▶ [Instruction] Say how many lines in the records include the string "chart", adding no other words.

* BEGIN Excerpted data *

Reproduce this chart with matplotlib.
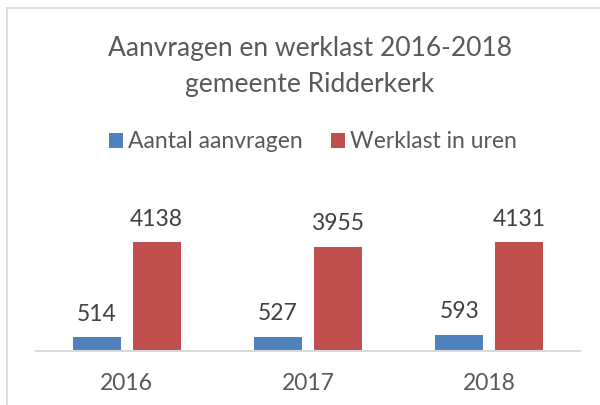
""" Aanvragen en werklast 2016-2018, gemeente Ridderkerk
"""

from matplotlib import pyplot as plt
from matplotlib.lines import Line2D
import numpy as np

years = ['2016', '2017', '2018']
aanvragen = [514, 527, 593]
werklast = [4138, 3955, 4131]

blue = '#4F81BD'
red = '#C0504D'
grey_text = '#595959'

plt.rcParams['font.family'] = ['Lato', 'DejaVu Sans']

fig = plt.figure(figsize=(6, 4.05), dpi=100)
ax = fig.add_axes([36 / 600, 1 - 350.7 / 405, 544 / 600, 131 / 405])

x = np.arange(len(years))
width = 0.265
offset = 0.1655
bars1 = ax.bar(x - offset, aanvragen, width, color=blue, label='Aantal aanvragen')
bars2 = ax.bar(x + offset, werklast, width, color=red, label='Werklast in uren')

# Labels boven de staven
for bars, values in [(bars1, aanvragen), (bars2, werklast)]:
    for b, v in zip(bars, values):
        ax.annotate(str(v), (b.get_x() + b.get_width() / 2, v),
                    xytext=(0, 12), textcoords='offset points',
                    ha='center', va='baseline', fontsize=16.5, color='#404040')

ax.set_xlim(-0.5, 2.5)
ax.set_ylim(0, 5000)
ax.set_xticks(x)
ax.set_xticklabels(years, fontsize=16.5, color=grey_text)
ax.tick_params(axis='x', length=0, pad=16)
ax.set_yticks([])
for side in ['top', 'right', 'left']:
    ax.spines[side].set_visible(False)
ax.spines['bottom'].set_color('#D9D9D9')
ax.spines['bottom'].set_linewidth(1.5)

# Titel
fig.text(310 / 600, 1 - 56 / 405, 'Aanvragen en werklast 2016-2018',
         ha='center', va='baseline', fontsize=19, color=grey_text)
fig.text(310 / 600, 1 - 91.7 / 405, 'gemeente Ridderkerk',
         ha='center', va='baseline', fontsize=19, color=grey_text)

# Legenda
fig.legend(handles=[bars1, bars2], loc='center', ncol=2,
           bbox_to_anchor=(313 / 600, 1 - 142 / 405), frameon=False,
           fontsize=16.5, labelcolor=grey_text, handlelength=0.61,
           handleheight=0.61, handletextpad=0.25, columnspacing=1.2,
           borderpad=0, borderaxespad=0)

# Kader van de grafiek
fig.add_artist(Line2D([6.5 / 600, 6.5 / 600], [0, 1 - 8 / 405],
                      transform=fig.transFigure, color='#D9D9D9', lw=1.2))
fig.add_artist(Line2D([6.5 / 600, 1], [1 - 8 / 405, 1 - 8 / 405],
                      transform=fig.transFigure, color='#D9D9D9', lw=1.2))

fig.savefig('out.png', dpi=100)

* END Excerpted data *
* BEGIN Excerpted data *

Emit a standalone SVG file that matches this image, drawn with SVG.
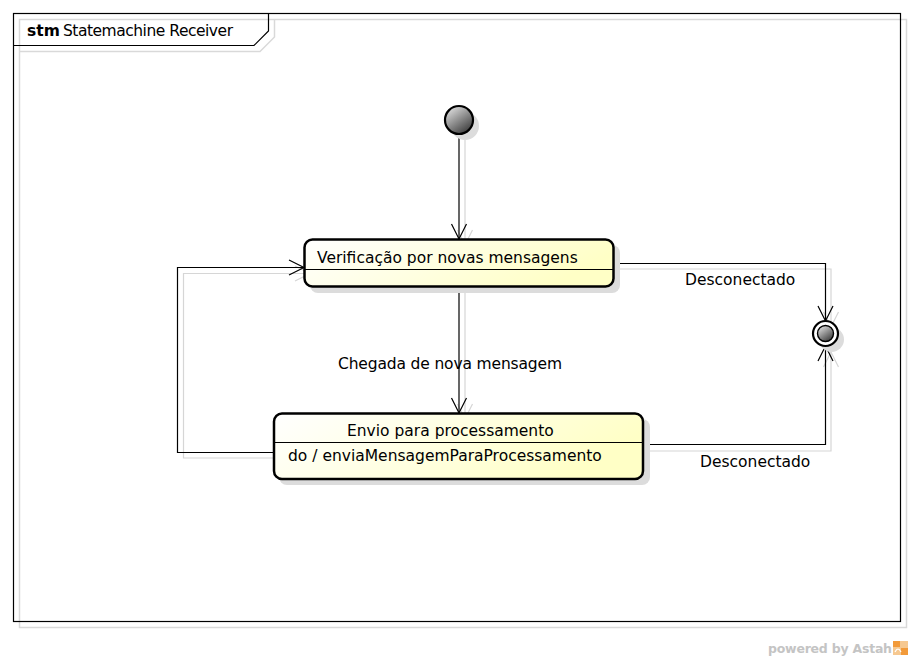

* END Excerpted data *
* BEGIN Excerpted data *

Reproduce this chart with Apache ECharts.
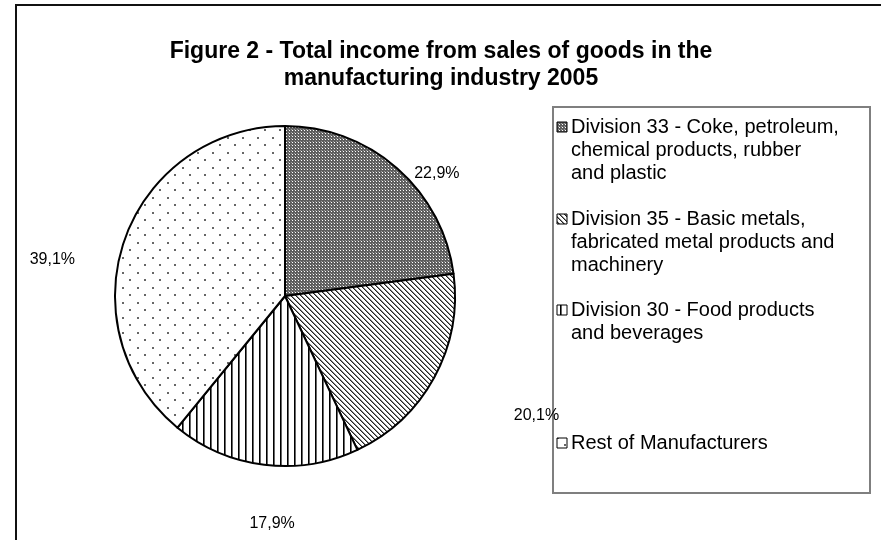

* END Excerpted data *

▶ [Output of the task] 2